Pour faciliter le rapprochement, les dirigeants du Parti de la gauche ont du renier certaines positions de principe – comme sur les nationalisations ou la hausse des salaires.

Ainsi, Ulla Anderson dans Gefle Dagblad (12 septembre) qui préfère « la liberté de choix entre différentes prestataires (publics ou privés choisissant le mieux-disant social » pour ne pas défendre les monopoles publics.

Jonas Stostedt, leader du parti, a même affirmé dans Aftonbladet, le 16 août dernier, interrogé sur la faisabilité de sa proposition de journée de travail de 6 heures « Nous allons utiliser la hausse de la productivité pour réduire le temps de travail, sans augmenter les salaires » (!)

Cette ligne ne paye pas.

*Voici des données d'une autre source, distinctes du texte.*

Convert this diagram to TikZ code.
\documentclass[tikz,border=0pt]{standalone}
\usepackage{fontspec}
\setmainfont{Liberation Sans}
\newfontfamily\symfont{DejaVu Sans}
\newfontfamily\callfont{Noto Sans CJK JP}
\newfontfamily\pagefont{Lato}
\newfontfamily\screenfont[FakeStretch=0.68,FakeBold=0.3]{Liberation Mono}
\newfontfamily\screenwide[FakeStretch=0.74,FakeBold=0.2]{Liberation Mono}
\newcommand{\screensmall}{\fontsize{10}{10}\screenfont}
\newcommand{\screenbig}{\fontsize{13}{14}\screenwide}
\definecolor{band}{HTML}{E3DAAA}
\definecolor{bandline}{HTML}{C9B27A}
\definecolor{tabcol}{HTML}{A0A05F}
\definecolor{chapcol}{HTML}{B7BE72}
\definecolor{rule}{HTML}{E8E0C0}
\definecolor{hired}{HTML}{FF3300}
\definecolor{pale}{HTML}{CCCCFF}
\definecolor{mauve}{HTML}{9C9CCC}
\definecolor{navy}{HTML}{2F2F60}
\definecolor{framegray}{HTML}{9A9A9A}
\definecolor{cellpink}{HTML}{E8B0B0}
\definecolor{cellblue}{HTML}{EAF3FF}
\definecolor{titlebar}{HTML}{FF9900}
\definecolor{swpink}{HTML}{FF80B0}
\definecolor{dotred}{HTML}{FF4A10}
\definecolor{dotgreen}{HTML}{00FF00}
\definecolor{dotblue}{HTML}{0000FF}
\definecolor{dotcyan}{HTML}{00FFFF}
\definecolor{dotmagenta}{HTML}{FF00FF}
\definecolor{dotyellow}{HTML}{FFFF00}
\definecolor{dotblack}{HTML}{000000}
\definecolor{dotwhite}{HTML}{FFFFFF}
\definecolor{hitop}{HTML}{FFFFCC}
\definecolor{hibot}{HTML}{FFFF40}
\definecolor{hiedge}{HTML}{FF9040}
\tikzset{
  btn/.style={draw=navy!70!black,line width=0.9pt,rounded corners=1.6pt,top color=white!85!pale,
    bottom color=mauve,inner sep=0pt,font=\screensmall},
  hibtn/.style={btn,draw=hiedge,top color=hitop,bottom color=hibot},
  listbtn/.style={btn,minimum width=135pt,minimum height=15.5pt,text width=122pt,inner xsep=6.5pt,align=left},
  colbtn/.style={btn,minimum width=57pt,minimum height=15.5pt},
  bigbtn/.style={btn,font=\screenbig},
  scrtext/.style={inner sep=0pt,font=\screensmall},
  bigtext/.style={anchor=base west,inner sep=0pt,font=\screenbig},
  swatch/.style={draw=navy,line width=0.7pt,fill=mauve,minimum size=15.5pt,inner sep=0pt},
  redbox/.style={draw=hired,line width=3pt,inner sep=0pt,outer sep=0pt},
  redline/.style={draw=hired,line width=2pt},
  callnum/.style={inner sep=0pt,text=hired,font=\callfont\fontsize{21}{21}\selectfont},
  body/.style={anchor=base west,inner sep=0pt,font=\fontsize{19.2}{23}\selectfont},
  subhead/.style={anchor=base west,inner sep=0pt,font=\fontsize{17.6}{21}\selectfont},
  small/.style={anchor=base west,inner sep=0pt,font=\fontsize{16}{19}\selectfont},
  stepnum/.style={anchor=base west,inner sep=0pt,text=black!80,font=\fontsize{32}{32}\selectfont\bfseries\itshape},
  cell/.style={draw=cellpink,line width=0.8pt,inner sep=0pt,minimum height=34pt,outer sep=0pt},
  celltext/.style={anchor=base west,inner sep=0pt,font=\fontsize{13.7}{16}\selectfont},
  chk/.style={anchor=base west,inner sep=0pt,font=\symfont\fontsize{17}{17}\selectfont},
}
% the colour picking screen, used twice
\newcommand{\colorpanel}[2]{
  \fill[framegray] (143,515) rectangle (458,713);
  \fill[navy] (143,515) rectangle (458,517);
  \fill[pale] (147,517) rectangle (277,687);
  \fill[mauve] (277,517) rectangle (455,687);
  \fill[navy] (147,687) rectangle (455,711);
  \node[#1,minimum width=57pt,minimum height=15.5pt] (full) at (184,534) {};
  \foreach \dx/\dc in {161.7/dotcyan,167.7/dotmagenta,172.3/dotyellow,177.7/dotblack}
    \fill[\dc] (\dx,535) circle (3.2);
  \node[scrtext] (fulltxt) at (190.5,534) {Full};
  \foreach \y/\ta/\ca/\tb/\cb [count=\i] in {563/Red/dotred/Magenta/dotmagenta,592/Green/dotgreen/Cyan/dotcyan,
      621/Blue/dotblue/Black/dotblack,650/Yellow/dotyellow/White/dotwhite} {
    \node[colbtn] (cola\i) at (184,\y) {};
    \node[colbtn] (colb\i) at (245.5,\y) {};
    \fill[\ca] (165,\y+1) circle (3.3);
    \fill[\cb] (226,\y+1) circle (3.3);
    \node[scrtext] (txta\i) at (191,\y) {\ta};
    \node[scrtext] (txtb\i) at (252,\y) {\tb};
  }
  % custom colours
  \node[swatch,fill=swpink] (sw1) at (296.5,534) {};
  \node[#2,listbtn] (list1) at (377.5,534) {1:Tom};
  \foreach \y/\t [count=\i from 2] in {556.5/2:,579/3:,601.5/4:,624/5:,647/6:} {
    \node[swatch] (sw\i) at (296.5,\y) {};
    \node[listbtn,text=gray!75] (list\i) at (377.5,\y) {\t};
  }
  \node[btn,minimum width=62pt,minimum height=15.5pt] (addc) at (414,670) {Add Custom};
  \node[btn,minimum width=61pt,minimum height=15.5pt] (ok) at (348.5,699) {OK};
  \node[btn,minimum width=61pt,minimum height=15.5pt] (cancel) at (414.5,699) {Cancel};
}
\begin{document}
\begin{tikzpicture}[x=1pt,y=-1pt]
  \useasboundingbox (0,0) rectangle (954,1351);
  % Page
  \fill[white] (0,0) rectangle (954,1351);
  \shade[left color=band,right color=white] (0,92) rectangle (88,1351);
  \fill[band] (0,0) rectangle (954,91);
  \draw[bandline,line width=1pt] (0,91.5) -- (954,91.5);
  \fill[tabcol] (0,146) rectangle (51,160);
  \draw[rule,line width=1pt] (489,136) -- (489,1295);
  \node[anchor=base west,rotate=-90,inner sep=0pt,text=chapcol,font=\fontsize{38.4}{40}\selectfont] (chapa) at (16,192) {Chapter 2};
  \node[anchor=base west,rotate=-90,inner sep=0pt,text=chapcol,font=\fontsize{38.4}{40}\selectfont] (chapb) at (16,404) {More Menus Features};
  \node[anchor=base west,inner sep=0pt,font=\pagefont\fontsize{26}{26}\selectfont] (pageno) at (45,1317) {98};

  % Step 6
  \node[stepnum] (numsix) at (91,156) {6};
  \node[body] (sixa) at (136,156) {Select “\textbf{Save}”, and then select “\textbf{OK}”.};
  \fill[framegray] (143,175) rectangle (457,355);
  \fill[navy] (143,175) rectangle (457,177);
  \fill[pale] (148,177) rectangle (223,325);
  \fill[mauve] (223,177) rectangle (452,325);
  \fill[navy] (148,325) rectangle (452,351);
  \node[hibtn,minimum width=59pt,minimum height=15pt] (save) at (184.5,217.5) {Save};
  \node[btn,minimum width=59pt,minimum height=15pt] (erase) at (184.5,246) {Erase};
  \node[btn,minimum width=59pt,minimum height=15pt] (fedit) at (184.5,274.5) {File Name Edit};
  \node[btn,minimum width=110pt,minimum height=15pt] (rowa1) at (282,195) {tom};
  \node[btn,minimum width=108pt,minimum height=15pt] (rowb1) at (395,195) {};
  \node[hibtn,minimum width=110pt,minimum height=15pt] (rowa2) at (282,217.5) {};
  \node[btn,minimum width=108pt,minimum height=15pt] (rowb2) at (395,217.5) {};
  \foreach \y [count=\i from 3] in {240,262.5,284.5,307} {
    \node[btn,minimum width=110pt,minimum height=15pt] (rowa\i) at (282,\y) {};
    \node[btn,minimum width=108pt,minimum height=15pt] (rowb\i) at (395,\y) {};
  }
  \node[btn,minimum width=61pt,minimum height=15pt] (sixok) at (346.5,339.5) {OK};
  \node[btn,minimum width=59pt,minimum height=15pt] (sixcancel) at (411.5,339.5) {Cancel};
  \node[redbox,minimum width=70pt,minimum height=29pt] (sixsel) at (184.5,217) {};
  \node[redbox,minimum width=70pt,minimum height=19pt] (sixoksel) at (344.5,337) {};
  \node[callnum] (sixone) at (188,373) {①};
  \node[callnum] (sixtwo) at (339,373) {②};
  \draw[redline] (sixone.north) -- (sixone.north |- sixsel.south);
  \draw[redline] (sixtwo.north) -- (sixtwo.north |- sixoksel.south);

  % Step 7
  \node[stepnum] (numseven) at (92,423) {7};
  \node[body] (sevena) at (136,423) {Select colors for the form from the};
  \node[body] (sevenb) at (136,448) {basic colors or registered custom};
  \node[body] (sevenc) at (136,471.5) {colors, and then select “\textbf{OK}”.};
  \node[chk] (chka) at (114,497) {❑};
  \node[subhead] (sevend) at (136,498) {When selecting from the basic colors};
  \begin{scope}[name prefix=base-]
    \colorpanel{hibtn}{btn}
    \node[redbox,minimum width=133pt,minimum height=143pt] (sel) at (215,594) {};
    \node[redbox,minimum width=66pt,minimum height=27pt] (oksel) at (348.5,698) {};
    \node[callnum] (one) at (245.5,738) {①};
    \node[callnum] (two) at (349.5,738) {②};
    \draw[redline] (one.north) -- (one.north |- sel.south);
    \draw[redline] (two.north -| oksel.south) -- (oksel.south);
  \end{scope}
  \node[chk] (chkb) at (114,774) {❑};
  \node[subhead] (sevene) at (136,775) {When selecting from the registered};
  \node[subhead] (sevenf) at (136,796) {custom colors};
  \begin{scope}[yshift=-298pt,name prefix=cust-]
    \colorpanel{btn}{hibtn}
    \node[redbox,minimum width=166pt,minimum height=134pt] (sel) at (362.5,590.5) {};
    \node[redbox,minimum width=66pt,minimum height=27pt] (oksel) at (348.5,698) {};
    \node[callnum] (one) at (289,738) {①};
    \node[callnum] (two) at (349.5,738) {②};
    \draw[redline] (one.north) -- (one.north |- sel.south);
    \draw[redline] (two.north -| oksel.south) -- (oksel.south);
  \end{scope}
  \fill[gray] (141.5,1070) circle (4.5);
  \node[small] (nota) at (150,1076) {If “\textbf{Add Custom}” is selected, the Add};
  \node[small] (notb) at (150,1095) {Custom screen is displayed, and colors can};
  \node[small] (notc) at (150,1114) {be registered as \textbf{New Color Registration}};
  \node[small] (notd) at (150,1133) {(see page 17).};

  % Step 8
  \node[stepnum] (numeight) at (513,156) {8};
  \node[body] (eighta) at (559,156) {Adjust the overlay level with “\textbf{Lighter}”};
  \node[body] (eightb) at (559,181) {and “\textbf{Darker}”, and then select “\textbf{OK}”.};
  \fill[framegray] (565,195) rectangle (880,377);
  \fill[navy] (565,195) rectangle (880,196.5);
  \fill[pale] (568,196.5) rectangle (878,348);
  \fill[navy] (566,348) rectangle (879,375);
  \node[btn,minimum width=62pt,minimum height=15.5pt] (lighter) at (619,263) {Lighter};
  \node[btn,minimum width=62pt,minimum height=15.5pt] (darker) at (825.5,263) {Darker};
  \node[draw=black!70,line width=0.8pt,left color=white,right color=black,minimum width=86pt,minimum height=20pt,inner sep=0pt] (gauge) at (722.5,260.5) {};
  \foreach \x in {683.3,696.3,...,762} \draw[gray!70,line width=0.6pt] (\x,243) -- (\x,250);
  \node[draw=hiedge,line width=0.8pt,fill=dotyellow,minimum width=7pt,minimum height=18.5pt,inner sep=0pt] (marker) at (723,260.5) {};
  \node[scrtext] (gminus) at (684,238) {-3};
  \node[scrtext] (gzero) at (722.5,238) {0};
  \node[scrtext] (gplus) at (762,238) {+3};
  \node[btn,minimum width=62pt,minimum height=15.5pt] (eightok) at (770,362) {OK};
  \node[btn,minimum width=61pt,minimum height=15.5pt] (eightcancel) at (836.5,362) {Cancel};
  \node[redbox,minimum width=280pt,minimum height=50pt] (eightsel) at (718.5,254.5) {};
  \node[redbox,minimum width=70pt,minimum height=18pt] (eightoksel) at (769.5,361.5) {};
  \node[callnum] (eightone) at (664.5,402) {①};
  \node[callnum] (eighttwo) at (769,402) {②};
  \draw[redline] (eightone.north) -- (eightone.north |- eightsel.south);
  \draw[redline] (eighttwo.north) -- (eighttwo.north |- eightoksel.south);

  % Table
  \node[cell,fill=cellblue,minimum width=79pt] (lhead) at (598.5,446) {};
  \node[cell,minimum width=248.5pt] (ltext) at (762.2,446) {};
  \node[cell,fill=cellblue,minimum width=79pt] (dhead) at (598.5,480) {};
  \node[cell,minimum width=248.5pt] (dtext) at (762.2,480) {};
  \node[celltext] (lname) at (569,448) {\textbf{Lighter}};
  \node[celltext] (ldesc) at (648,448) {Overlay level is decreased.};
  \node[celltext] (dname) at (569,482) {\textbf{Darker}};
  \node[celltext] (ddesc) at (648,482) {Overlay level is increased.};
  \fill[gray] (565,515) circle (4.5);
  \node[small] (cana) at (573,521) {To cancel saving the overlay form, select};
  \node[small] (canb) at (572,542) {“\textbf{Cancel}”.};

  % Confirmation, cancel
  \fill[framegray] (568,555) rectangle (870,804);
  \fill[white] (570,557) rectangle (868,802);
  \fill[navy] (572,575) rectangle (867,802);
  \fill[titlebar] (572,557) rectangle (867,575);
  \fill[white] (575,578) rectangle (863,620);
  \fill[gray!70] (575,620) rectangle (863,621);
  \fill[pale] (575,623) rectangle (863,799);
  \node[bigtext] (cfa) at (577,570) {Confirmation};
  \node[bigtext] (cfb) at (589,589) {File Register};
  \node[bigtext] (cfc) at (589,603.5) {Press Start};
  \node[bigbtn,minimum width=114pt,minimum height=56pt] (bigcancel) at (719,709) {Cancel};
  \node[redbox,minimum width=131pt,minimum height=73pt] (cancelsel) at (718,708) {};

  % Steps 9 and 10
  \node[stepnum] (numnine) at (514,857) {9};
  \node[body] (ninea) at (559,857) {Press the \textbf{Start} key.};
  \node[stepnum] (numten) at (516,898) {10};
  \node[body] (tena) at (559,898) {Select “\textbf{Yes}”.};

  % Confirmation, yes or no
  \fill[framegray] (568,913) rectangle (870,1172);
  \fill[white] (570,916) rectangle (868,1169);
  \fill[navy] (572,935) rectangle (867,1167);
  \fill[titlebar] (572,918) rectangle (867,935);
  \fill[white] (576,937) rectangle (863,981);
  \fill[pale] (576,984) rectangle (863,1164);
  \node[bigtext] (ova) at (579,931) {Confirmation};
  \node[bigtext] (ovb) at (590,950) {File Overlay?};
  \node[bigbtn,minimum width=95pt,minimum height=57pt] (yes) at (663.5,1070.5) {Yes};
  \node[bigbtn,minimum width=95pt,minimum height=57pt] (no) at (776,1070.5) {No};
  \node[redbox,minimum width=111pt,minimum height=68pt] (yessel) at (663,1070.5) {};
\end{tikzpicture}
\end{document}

Les classes populaires, la classe ouvrière votent pour le Parti social-démocrate (les syndiqués) ou choisissent l'abstention ou l'extrême-droite (les moins organisés).

Les classes moyennes urbaines préfèrent les Verts qui ont profité de l'alliance « rouge-verte », passant de 3 % en 1991 à 7 % aujourd'hui. Ou désormais le parti féministe qui capte 3 % de voix.

A vouloir jouer l'opportunisme sur les questions importantes de l'écologie et du féminisme, le Parti de gauche en paye aujourd'hui un prix électoral amer. Sans attirer ces électeurs réticents à voter pour l'ex-Parti communiste.

Aujourd'hui, la pilule est amère. Après avoir voulu courtiser la social-démocratie, celle-ci semble faire les yeux doux aux partis de centre-droit pour un gouvernement d'union : le « Parti du centre », le « Parti libéral-populaire », peut-être même les « Chrétiens-démocrates ».

Le leader du parti social-démocrate, Stefan Lofven, a ainsi affirme être prêt à toutes les alliances, sauf avec l'extrême-droite : « Je tiens à dire que je tends à la main aux autres partis démocrates. Notre pays est trop petit pour accepter le conflit ».

Cela a contraint le dirigeant du Parti de la gauche, Jonas Stostedt, à publier une déclaration pleine de déception : « Les sociaux-démocrates avaient le choix entre gouverner à gauche ou à droite, ils ont choisi la droite.

Cela s'est produit sans discussion sur le contenu, les conditions. Ils disent envisager des accords entre blocs, ce que nous n'avons jamais considéré dans le gouvernement rouge-vert que nous sommes prêts à construire. ».

Après les illusions, la désillusion. La Suède va être gouvernée sur sa droite, par le Parti social-démocrate. Pendant ce temps, la première force d'opposition sera l'extrême-droite, les anti-démocrates « Démocrates de Suède ».

Où est la gauche ? Liquidée en douceur avec le Parti communiste, l'effacement de ses positions historiques d'opposition à l'UE, de distances par rapport à la social-démocratie, de résistance et défense de l’État social, du secteur public, des salaires des travailleurs.

Le leader du « Parti de gauche » Jonas Stostedt s'est inscrit dans l'opposition au gouvernement. Il est temps de faire l'histoire critique de la liquidation du communisme suédois. Et entre-temps de retrouver le terrain de la lutte contre cette Europe du capital, contre la politique de guerre de classe que va mettre en place la social-démocratie.